Pro-ACA protestors. Photo: Erik McGregor/Pacific Press/LightRocket via Getty Images
States are beginning to make contingency plans in case the courts strike down the Affordable Care Act, WSJ reports.
Yes, but: There's only so much they can do.
Where it stands: As we all wait for the 5th Circuit Court of Appeals to hand down its ruling, and then for the likely appeal to the Supreme Court...
- Colorado is looking to its state-level public option, still under formation, as an ACA fallback.
- Nevada has formed a commission to look for ideas.
- Louisiana is working on a plan to establish a high-risk pool for sick people.

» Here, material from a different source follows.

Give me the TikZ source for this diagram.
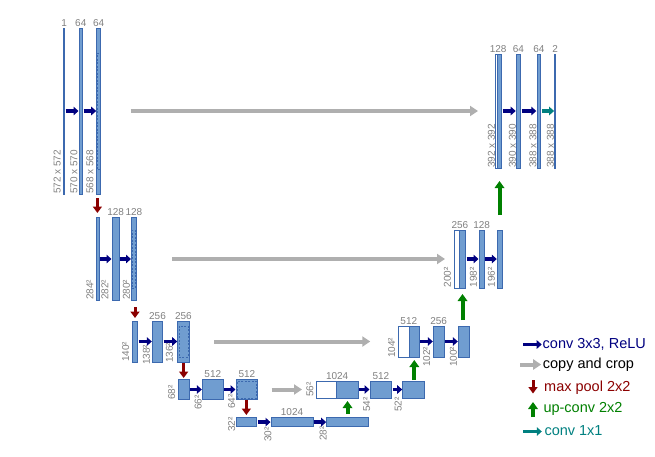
\documentclass[tikz,border=0pt]{standalone}
\usepackage{fontspec}
\setmainfont{Liberation Sans}
\usetikzlibrary{arrows.meta,fit,calc}
\definecolor{barfill}{RGB}{112,157,208}
\definecolor{barline}{RGB}{60,105,175}
\definecolor{labgray}{RGB}{128,128,128}
\definecolor{convc}{RGB}{0,0,128}
\definecolor{copyc}{RGB}{175,175,175}
\definecolor{poolc}{RGB}{139,0,0}
\definecolor{upc}{RGB}{0,128,0}
\definecolor{onec}{RGB}{0,128,128}
\begin{document}
\begin{tikzpicture}[x=1pt,y=-1pt,
  bar/.style={draw=barline, fill=barfill, line width=0.8pt, inner sep=0pt, outer sep=0pt},
  whitebar/.style={bar, fill=white},
  cropbox/.style={draw=barline, line width=0.5pt, dash pattern=on 2pt off 1.5pt, inner sep=0pt, outer sep=0pt},
  chanlab/.style={anchor=south, inner sep=0pt, yshift=1.5pt, text=labgray, font=\fontsize{10}{12}\selectfont},
  sizelab/.style={rotate=90, anchor=west, inner sep=0pt, text=labgray, font=\fontsize{10}{12}\selectfont},
  legtext/.style={anchor=west, inner sep=0pt, font=\fontsize{14.5}{17}\selectfont, text height=10.5pt, text depth=3pt},
  convarr/.style={draw=convc, line width=3.5pt, -{Triangle[length=5pt,width=8.5pt]}},
  onearr/.style={draw=onec, line width=3.5pt, -{Triangle[length=5pt,width=8.5pt]}},
  copyarr/.style={draw=copyc, line width=4pt, -{Triangle[length=8pt,width=10pt]}},
  poolarr/.style={draw=poolc, line width=3pt, -{Triangle[length=6.5pt,width=9pt]}},
  uparr/.style={draw=upc, line width=4pt, -{Triangle[length=7pt,width=9.5pt]}}
]
\useasboundingbox (0,0) rectangle (655,456);

% ---------- level 1 left
\node[bar, fit={(63.7,28)(64.5,194)}] (A1) {};
\node[bar, fit={(79,28)(82.5,194)}] (A2) {};
\node[bar, fit={(96.7,28)(100.7,194)}] (A3) {};
\node[cropbox, fit={(97.6,53)(99.8,169)}] (xA3) {};
% ---------- level 2 left
\node[bar, fit={(95.9,217.5)(98.9,300.5)}] (B1) {};
\node[bar, fit={(112,217.5)(119.3,300.5)}] (B2) {};
\node[bar, fit={(131.5,217.5)(136.3,300.5)}] (B3) {};
\node[cropbox, fit={(132.4,230)(135.4,288)}] (xB3) {};
% ---------- level 3 left
\node[bar, fit={(132.3,321)(137.7,362)}] (D1) {};
\node[bar, fit={(152.3,321)(162.7,362)}] (D2) {};
\node[bar, fit={(177.7,321)(189,362)}] (D3) {};
\node[cropbox, fit={(178.8,326)(187.9,357)}] (xD3) {};
% ---------- level 4 left
\node[bar, fit={(178.3,379.5)(189,399.5)}] (F1) {};
\node[bar, fit={(202.3,379.5)(223.3,399.5)}] (F2) {};
\node[bar, fit={(236,379.5)(257.7,399.5)}] (F3) {};
\node[cropbox, fit={(237.2,381.2)(256.5,397.8)}] (xF3) {};
% ---------- level 5
\node[bar, fit={(236,417.5)(256.7,426.7)}] (H1) {};
\node[bar, fit={(271,417.5)(313,426.7)}] (H2) {};
\node[bar, fit={(326.7,417.5)(368.3,426.7)}] (H3) {};
% ---------- level 4 right
\node[whitebar, fit={(316,381)(336.7,398)}] (G1w) {};
\node[bar, fit={(336.7,381)(358.3,398)}] (G1b) {};
\node[bar, fit={(370,381)(391.7,398)}] (G2) {};
\node[bar, fit={(402.7,381)(424,398)}] (G3) {};
% ---------- level 3 right
\node[whitebar, fit={(398.3,326)(409.3,357)}] (E1w) {};
\node[bar, fit={(409.3,326)(419.3,357)}] (E1b) {};
\node[bar, fit={(433.3,326)(444,357)}] (E2) {};
\node[bar, fit={(458.3,326)(469,357)}] (E3) {};
% ---------- level 2 right
\node[whitebar, fit={(454,230)(459.3,288)}] (C1w) {};
\node[bar, fit={(459.3,230)(465.7,288)}] (C1b) {};
\node[bar, fit={(479,230)(484.3,288)}] (C2) {};
\node[bar, fit={(497.3,230)(502.3,288)}] (C3) {};
% ---------- level 1 right
\node[whitebar, fit={(495,54)(497.8,168)}] (R1w) {};
\node[bar, fit={(497.8,54)(501.2,168)}] (R1b) {};
\node[bar, fit={(516.7,54)(520,168)}] (R2) {};
\node[bar, fit={(537.3,54)(540.5,168)}] (R3) {};
\node[bar, fit={(554.8,54)(555.6,168)}] (R4) {};

% ---------- channel labels
\node[chanlab] (cA1) at (A1.north) {1};
\node[chanlab] (cA2) at (A2.north) {64};
\node[chanlab] (cA3) at (A3.north) {64};
\node[chanlab] (cB2) at (B2.north) {128};
\node[chanlab] (cB3) at (B3.north) {128};
\node[chanlab] (cD2) at (D2.north) {256};
\node[chanlab] (cD3) at (D3.north) {256};
\node[chanlab] (cF2) at (F2.north) {512};
\node[chanlab] (cF3) at (F3.north) {512};
\node[chanlab] (cH2) at (H2.north) {1024};
\node[chanlab] (cG1) at ($(G1w.north west)!0.5!(G1b.north east)$) {1024};
\node[chanlab] (cG2) at (G2.north) {512};
\node[chanlab] (cE1) at ($(E1w.north west)!0.5!(E1b.north east)$) {512};
\node[chanlab] (cE2) at (E2.north) {256};
\node[chanlab] (cC1) at ($(C1w.north west)!0.5!(C1b.north east)$) {256};
\node[chanlab] (cC2) at (C2.north) {128};
\node[chanlab] (cR1) at ($(R1w.north west)!0.5!(R1b.north east)$) {128};
\node[chanlab] (cR2) at (R2.north) {64};
\node[chanlab] (cR3) at (R3.north) {64};
\node[chanlab] (cR4) at (R4.north) {2};

% ---------- size labels
\node[sizelab] (sA1) at (57.3,194) {572 x 572};
\node[sizelab] (sA2) at (74,194) {570 x 570};
\node[sizelab] (sA3) at (90,194) {568 x 568};
\node[sizelab] (sR1) at (491.5,168) {392 x 392};
\node[sizelab] (sR2) at (512.5,168) {390 x 390};
\node[sizelab] (sR3) at (533,168) {388 x 388};
\node[sizelab] (sR4) at (550.5,168) {388 x 388};
\node[sizelab] (sB1) at (90,300) {284²};
\node[sizelab] (sB2) at (105,300) {282²};
\node[sizelab] (sB3) at (126.5,300) {280²};
\node[sizelab] (sC1) at (447.5,287.5) {200²};
\node[sizelab] (sC2) at (473.5,287.5) {198²};
\node[sizelab] (sC3) at (491.5,287.5) {196²};
\node[sizelab] (sD1) at (125.7,362) {140²};
\node[sizelab] (sD2) at (146.5,365) {138²};
\node[sizelab] (sD3) at (169.5,363) {136²};
\node[sizelab] (sE1) at (391.7,358) {104²};
\node[sizelab] (sE2) at (426.7,367) {102²};
\node[sizelab] (sE3) at (453.3,367) {100²};
\node[sizelab] (sF1) at (171.7,400) {68²};
\node[sizelab] (sF2) at (198.3,410) {66²};
\node[sizelab] (sF3) at (231.7,409) {64²};
\node[sizelab] (sG1) at (310,397) {56²};
\node[sizelab] (sG2) at (366.7,412) {54²};
\node[sizelab] (sG3) at (398.3,412) {52²};
\node[sizelab] (sH1) at (231.7,432) {32²};
\node[sizelab] (sH2) at (268,442) {30²};
\node[sizelab] (sH3) at (323.3,441) {28²};

% ---------- conv 3x3 arrows
\draw[convarr, shorten <=1pt, shorten >=0.5pt] (A1.east) -- (A2.west);
\draw[convarr, shorten <=1pt, shorten >=0.5pt] (A2.east) -- (A3.west);
\draw[convarr, shorten <=1pt, shorten >=0.5pt] (B1.east) -- (B2.west);
\draw[convarr, shorten <=1pt, shorten >=0.5pt] (B2.east) -- (B3.west);
\draw[convarr, shorten <=1pt, shorten >=0.5pt] (D1.east) -- (D2.west);
\draw[convarr, shorten <=1pt, shorten >=0.5pt] (D2.east) -- (D3.west);
\draw[convarr, shorten <=1pt, shorten >=0.5pt] (F1.east) -- (F2.west);
\draw[convarr, shorten <=1pt, shorten >=0.5pt] (F2.east) -- (F3.west);
\draw[convarr, shorten <=1pt, shorten >=0.5pt] (H1.east) -- (H2.west);
\draw[convarr, shorten <=1pt, shorten >=0.5pt] (H2.east) -- (H3.west);
\draw[convarr, shorten <=1pt, shorten >=0.5pt] (G1b.east) -- (G2.west);
\draw[convarr, shorten <=1pt, shorten >=0.5pt] (G2.east) -- (G3.west);
\draw[convarr, shorten <=1pt, shorten >=0.5pt] (E1b.east) -- (E2.west);
\draw[convarr, shorten <=1pt, shorten >=0.5pt] (E2.east) -- (E3.west);
\draw[convarr, shorten <=1pt, shorten >=0.5pt] (C1b.east) -- (C2.west);
\draw[convarr, shorten <=1pt, shorten >=0.5pt] (C2.east) -- (C3.west);
\draw[convarr, shorten <=1.5pt, shorten >=1pt] (R1b.east) -- (R2.west);
\draw[convarr, shorten <=1.5pt, shorten >=1pt] (R2.east) -- (R3.west);
\draw[onearr, shorten <=1.5pt, shorten >=0.6pt] (R3.east) -- (R4.west);

% ---------- copy and crop
\draw[copyarr, shorten <=30pt, shorten >=17pt] (A3.east) -- (A3.east -| R1w.west);
\draw[copyarr, shorten <=36pt, shorten >=9pt] (B3.east) -- (B3.east -| C1w.west);
\draw[copyarr, shorten <=25pt, shorten >=28pt] (D3.east) -- (D3.east -| E1w.west);
\draw[copyarr, shorten <=14pt, shorten >=14pt] (F3.east) -- (F3.east -| G1w.west);

% ---------- max pool
\draw[poolarr, shorten <=4pt, shorten >=4.5pt] (A3.south -| B1.north) -- (B1.north);
\draw[poolarr, shorten <=6.5pt, shorten >=3pt] (B3.south -| D1.north) -- (D1.north);
\draw[poolarr, shorten <=1pt, shorten >=1.5pt] (D3.south -| F1.north) -- (F1.north);
\draw[poolarr, shorten <=0.8pt, shorten >=2.5pt] (F3.south -| H1.north) -- (H1.north);

% ---------- up-conv
\draw[uparr, shorten <=3.5pt, shorten >=3pt] (H3.north -| G1b.south) -- (G1b.south);
\draw[uparr, shorten <=1pt, shorten >=3pt] (G3.north -| E1b.south) -- (E1b.south);
\draw[uparr, shorten <=6pt, shorten >=6pt] (E3.north -| C1b.south) -- (C1b.south);
\draw[uparr, shorten <=15pt, shorten >=13pt] (C3.north -| R1b.south) -- (R1b.south);

% ---------- legend
\node[legtext, text=convc] (t1) at (542.5,344.5) {conv 3x3, ReLU};
\node[legtext, text=black] (t2) at (542.7,364.5) {copy and crop};
\node[legtext, text=poolc] (t3) at (544,387.5) {max pool 2x2};
\node[legtext, text=upc] (t4) at (543.3,408.5) {up-conv 2x2};
\node[legtext, text=onec] (t5) at (544.3,431.5) {conv 1x1};
\coordinate (l1) at (523,344.5);
\coordinate (l2) at (520,364.5);
\coordinate (l3a) at (533,380);
\coordinate (l3b) at (533,393.5);
\coordinate (l4a) at (533,417);
\coordinate (l4b) at (533,402);
\coordinate (l5) at (523,431.5);
\draw[convarr, shorten >=0.8pt] (l1) -- (t1.west);
\draw[copyarr, shorten >=1.5pt] (l2) -- (t2.west);
\draw[poolarr] (l3a) -- (l3b);
\draw[uparr] (l4a) -- (l4b);
\draw[onearr, shorten >=2.5pt] (l5) -- (t5.west);
\end{tikzpicture}
\end{document}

The catch: Even setting aside the fact that this is only a small handful of states, even the most motivated blue state probably couldn't make up for the total loss of the ACA.
- They could not deliver themselves a federally funded Medicaid expansion, for starters, and would have to raise an awful lot of revenue to replace the premium subsidies on the ACA's exchanges.

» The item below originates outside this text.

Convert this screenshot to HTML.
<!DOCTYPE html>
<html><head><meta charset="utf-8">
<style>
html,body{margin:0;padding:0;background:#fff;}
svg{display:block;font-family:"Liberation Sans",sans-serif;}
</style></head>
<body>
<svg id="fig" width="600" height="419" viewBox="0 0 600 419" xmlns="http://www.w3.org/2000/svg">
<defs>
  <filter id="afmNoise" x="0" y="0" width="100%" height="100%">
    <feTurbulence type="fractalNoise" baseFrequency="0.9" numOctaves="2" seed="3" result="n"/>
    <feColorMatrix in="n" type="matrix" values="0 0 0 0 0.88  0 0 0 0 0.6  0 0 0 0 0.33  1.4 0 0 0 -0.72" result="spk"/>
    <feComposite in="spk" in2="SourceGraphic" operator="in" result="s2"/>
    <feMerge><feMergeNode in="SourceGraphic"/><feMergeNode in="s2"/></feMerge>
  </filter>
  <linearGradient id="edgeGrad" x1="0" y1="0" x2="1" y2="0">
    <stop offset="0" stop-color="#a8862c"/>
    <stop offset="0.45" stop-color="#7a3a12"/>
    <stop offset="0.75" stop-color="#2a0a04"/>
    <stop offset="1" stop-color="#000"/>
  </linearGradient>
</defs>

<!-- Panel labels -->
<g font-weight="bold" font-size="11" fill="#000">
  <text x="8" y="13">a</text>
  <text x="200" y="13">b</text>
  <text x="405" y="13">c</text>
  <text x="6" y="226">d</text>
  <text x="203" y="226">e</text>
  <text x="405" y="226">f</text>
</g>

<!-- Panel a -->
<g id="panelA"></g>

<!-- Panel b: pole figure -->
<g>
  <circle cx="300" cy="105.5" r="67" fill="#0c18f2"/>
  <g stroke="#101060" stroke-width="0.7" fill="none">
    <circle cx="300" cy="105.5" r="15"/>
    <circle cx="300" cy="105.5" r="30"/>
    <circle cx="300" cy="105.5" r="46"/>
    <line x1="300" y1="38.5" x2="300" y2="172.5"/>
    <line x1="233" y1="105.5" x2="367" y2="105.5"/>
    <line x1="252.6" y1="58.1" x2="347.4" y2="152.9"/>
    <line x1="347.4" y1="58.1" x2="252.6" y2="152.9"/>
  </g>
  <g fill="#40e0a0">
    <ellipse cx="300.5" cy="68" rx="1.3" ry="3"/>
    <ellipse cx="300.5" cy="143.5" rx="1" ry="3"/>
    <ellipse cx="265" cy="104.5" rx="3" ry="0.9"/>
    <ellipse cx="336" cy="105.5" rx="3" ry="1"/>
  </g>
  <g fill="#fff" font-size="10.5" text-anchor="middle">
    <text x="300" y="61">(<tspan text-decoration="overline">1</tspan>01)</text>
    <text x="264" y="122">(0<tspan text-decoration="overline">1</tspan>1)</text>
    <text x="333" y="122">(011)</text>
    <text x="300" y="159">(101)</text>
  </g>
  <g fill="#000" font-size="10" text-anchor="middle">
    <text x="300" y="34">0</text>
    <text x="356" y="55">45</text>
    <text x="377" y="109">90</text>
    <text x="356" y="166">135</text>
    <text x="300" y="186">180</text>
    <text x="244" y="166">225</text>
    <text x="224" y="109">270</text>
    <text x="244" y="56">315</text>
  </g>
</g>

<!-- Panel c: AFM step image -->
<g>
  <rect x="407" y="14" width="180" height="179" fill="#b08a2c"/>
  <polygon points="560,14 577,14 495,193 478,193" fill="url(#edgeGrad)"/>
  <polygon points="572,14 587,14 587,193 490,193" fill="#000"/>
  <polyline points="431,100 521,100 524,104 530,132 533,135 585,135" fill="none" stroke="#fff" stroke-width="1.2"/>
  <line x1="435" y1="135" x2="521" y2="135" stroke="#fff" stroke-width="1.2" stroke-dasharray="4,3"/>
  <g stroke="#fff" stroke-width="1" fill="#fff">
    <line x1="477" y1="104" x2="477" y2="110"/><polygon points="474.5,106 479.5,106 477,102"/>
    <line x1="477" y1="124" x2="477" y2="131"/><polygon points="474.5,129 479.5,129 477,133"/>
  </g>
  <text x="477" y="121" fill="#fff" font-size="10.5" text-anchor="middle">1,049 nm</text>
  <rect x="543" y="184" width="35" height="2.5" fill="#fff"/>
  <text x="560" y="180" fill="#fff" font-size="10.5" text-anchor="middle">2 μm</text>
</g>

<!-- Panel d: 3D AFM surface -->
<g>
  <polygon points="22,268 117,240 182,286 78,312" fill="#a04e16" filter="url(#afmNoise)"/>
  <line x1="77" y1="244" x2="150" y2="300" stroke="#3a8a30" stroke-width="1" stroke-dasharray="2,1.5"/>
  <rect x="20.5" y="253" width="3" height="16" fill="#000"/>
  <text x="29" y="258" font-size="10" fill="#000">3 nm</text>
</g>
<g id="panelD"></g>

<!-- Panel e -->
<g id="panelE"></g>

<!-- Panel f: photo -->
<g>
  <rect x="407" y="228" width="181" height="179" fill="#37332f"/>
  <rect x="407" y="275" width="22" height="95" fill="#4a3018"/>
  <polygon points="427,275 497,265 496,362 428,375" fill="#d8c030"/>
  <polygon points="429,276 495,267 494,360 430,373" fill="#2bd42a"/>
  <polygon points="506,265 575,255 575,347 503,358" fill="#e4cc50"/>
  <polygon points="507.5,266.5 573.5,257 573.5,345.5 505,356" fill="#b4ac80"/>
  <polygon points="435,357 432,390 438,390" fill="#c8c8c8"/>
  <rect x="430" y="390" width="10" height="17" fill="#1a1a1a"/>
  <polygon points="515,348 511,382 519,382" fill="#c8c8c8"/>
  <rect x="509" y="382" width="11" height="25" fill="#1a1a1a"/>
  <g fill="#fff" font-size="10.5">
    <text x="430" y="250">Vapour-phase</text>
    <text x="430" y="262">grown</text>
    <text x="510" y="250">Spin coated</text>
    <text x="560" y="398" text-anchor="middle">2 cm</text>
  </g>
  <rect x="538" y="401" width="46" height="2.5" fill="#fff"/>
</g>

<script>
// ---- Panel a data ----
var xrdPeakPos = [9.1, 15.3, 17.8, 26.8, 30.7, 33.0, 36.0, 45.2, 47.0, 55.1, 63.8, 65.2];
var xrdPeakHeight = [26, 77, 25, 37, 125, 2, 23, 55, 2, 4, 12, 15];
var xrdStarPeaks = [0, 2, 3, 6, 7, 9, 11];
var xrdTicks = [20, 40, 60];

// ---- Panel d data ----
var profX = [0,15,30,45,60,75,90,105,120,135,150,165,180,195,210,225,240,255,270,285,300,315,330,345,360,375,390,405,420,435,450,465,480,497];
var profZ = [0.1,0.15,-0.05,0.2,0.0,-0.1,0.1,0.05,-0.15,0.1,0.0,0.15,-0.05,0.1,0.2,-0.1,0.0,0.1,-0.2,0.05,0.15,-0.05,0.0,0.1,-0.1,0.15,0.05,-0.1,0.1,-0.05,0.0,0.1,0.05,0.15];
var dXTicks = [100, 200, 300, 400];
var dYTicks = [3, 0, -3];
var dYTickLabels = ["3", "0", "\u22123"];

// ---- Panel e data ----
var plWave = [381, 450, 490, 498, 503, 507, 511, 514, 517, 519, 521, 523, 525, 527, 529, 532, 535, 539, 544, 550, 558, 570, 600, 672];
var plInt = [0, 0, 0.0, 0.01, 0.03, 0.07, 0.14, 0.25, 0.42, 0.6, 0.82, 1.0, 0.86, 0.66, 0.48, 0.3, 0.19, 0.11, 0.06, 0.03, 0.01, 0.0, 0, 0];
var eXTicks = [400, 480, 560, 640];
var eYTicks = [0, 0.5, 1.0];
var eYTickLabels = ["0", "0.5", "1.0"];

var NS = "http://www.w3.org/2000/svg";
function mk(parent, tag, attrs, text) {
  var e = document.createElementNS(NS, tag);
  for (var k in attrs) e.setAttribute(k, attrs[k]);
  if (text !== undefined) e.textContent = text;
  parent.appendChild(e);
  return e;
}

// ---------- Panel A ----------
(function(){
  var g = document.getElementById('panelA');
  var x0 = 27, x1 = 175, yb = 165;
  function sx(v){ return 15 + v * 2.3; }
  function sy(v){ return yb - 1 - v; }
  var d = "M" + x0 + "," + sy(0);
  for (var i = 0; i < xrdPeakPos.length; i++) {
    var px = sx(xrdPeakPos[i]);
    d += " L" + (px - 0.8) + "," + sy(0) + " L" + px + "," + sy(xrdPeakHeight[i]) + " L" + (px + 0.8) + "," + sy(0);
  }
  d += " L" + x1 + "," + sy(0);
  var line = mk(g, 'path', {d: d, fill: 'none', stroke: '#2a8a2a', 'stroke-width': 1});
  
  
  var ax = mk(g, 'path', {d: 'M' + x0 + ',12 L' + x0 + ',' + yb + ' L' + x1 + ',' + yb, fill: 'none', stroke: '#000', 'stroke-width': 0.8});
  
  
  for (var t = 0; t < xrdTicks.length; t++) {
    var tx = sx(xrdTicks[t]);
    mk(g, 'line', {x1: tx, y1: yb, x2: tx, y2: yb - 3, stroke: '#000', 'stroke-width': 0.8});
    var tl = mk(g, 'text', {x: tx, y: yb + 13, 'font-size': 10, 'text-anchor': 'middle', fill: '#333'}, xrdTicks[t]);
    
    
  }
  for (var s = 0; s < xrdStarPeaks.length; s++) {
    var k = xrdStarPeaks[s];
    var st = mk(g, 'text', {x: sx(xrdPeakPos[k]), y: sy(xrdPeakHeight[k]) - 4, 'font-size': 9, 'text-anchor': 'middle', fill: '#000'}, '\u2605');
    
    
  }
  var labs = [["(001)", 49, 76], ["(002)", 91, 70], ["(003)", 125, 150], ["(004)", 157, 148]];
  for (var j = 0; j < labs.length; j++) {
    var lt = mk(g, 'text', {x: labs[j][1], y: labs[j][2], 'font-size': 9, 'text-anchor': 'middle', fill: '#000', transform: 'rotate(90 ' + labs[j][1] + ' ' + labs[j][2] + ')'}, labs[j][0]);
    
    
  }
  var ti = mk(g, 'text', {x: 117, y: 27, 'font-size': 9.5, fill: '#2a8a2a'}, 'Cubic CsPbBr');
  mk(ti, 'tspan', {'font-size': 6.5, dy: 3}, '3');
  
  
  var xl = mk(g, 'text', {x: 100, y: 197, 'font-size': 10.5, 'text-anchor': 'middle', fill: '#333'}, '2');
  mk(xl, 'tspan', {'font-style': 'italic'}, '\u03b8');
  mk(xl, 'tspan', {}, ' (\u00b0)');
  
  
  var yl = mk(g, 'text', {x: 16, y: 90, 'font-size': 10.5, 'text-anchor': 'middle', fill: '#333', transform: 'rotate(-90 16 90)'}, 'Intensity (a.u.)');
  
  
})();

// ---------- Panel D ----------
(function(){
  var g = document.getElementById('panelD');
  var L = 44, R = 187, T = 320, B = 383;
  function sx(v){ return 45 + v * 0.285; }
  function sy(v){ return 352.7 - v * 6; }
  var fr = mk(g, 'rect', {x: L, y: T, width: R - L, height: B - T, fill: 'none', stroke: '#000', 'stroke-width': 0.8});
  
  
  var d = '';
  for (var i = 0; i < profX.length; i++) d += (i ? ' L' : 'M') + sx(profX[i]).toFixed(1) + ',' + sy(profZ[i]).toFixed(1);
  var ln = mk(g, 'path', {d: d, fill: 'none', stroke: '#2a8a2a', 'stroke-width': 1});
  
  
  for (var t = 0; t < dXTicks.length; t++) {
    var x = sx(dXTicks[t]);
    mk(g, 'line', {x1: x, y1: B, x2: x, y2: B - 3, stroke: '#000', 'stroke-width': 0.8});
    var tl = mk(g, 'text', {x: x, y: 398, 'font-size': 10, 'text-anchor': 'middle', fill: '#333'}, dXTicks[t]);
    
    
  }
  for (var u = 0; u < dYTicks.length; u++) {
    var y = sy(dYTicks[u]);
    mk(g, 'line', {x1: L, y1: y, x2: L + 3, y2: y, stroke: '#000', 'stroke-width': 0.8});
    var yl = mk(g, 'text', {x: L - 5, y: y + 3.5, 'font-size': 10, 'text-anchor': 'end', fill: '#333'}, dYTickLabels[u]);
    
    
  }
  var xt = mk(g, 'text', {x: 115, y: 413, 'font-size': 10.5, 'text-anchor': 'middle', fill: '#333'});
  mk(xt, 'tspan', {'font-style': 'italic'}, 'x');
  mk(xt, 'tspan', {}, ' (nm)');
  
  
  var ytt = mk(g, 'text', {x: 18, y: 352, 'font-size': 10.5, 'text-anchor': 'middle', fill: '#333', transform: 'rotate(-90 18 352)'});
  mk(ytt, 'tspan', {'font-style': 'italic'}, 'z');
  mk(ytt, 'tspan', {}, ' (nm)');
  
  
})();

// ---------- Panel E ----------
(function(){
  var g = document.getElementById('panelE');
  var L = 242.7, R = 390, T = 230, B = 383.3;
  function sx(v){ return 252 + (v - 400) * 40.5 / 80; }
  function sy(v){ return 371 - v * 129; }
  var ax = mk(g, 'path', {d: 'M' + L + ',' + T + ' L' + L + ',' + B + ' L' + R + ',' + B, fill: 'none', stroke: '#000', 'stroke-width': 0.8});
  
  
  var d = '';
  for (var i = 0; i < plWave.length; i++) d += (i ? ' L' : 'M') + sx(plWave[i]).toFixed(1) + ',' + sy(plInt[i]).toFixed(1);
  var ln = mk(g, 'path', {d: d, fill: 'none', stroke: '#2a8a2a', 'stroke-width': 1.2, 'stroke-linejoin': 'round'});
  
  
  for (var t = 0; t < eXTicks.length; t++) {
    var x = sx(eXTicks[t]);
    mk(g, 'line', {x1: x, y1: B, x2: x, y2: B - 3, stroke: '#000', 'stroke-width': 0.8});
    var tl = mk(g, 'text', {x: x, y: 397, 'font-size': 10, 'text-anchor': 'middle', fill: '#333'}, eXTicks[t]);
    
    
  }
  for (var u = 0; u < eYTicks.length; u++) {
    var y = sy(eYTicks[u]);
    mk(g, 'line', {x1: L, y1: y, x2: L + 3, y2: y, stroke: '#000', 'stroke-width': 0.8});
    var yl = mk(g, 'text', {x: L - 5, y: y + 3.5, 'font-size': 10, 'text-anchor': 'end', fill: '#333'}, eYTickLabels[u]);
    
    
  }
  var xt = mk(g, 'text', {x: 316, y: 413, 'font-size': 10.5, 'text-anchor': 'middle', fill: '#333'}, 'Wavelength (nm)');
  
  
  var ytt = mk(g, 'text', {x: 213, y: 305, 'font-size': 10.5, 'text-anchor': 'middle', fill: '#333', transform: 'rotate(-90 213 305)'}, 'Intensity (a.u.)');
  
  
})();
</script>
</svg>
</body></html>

- States would face their own drawn-out political battles if they wanted to re-impose the ACA's protections for pre-existing conditions and the accompanying rules that give the coverage mandate teeth.
And that's just the ACA's coverage expansion: States definitely couldn't fill the ACA's shoes on Medicare policy, biosimilars approval or the host of other programs that would fall by the wayside if the law is ultimately struck down.